Luis Garrido se negaba a trabajar en la hacienda, sin embargo, era vital para el sistema acampado en que se desarrollaba la producción a mediados del siglo pasado, de manera que, en forma independiente, pero viviendo en el fundo atendía los pedidos de futres y campesinos.
Se “horman sombreros” rezaba un pequeño letrero sobre una puerta de lata ubicada de manera perpendicular a su entrada, haciendo una especie de cortaviento. Vivía y tenía su taller al lado de la casa de su hermano Juan Ignacio quien, si era empleado del fundo, todas las mañanas se hacia sentir su inconfundible voz al gritar el agua de bebida que, en un sistema de cañerías, proveniente de una noria, alimentaba a tres casas distanciadas alrededor de unos cien metros y que cuando se ocupaba en una, no salía en las otras dos. El sistema funcionaba, pero no para él, pues su genio lo traicionaba.
Era un maestro de maestros en la horma de sombreros, le traían una chupalla aplastada e igual la dejaba con vida. Los sombreros de huaso del Toño Cartagena, del Capataz Ramón, del patrón Werner, pasaban un par de veces en la temporada por su taller, donde antiguas planchas y un vaporizador de ingenio transformaban los paños en elegantes prendas.

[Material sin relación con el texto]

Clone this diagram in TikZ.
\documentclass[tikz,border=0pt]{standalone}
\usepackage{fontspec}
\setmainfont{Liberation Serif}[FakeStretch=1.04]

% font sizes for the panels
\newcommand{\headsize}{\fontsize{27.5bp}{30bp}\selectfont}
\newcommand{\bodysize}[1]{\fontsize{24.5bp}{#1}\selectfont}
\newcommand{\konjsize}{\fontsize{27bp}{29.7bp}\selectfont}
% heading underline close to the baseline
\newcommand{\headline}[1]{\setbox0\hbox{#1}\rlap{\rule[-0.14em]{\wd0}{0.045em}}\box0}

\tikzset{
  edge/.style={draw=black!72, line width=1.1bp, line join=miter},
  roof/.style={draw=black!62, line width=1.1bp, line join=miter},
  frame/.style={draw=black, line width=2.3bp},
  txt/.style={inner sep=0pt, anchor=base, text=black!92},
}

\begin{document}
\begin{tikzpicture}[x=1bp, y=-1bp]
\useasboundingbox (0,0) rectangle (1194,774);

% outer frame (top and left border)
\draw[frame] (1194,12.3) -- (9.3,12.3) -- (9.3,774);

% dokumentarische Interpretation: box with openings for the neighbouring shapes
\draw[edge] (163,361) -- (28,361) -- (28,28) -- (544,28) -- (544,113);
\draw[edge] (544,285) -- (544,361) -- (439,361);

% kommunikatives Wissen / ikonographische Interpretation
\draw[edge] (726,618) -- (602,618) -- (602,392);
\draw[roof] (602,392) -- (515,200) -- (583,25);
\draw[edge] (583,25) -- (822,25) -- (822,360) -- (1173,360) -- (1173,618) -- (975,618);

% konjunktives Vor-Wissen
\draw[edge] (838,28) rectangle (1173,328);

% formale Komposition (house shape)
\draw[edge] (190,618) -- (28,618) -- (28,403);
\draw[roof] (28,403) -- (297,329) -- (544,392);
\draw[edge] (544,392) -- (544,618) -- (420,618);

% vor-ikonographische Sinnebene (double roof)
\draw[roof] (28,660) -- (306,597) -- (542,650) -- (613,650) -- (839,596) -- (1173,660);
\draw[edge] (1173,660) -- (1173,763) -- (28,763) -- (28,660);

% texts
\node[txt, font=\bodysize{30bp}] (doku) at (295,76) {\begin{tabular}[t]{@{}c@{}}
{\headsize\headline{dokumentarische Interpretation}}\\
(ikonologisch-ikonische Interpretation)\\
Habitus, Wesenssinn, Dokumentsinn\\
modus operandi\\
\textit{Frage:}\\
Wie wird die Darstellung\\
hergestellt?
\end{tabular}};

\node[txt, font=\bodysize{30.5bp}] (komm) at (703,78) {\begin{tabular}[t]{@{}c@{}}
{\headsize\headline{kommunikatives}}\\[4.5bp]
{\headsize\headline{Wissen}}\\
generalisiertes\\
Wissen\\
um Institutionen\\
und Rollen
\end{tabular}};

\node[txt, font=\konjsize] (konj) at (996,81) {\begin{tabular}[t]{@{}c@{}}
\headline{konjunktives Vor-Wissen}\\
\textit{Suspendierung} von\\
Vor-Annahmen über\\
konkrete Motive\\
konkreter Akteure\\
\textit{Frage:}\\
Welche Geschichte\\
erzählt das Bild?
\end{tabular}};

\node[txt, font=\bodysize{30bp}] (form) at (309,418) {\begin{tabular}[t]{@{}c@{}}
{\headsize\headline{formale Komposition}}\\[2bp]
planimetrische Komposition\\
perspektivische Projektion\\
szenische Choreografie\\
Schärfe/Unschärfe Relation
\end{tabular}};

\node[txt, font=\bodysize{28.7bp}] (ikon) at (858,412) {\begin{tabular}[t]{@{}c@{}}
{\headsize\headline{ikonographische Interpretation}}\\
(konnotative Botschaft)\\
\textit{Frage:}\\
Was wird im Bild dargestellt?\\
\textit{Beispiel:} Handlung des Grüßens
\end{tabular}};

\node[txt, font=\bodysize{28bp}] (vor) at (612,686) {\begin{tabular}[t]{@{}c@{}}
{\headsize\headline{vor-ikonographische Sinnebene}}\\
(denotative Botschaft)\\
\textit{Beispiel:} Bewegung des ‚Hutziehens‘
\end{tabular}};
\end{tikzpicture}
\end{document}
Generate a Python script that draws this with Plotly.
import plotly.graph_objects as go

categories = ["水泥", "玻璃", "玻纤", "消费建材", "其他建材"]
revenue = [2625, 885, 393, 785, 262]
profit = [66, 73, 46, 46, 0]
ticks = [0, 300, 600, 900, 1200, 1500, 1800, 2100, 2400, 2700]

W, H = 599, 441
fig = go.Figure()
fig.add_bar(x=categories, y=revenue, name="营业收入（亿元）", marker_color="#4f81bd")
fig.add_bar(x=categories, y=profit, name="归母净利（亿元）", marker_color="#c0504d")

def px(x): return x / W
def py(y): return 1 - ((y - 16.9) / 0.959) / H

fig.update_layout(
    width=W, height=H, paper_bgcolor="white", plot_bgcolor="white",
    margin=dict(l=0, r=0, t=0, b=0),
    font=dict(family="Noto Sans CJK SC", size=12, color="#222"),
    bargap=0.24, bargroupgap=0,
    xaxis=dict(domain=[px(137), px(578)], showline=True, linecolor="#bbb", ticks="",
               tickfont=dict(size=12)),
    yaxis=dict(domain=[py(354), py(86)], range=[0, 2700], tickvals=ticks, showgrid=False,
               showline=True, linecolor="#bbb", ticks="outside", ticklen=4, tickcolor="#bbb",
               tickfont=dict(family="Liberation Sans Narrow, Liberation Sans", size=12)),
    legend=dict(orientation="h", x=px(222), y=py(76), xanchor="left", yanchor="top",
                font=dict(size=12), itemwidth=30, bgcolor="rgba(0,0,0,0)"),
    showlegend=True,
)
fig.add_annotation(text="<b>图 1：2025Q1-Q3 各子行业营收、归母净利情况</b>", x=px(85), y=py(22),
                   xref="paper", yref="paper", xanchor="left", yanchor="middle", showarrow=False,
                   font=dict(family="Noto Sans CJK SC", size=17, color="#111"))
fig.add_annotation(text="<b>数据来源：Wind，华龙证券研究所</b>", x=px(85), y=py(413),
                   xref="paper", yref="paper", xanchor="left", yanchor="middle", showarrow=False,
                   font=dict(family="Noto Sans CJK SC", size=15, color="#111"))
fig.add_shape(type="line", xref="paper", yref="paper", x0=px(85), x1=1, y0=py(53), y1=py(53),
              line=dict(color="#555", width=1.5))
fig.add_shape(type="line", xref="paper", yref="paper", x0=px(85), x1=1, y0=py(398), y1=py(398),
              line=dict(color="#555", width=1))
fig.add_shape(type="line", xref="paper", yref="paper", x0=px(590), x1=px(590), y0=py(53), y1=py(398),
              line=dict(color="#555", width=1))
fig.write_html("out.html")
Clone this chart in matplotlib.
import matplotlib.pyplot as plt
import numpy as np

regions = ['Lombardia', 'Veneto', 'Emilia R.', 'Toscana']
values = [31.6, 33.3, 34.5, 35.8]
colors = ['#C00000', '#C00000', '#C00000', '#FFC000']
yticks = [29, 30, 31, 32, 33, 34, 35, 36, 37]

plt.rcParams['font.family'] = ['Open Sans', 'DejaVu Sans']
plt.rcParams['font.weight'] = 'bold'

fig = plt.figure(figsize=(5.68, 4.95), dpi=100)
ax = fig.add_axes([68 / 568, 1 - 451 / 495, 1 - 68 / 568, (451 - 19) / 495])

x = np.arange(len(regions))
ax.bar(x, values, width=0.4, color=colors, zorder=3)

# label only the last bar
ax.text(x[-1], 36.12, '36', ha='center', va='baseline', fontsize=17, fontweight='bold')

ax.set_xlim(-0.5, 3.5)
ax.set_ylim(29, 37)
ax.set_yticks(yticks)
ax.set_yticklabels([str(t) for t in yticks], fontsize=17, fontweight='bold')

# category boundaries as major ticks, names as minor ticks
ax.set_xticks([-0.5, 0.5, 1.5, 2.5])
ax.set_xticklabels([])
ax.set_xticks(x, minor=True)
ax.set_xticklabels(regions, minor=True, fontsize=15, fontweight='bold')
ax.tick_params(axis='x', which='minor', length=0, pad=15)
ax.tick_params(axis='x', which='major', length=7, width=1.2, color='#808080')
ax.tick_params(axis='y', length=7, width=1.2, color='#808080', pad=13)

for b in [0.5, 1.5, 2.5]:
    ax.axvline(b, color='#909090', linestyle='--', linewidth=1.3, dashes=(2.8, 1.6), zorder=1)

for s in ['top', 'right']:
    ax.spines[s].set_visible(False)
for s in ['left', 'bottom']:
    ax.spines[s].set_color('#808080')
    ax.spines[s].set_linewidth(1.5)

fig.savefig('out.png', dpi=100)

Inconfundible su pinta en las salidas dominicales, sombrero de caballero, ala corta, verde oscuro, lentes de sol, cigarro sin filtro en los labios y una entonación producto de la bebida del almuerzo, que lo transformaban en un personaje de novela, para ese campo lento, pero lleno de vivencias.
Luis Garrido, en la dimensión que estés, un homenaje con cariño, a tu vida y oficio en la Hacienda Las Palmas, Leyda.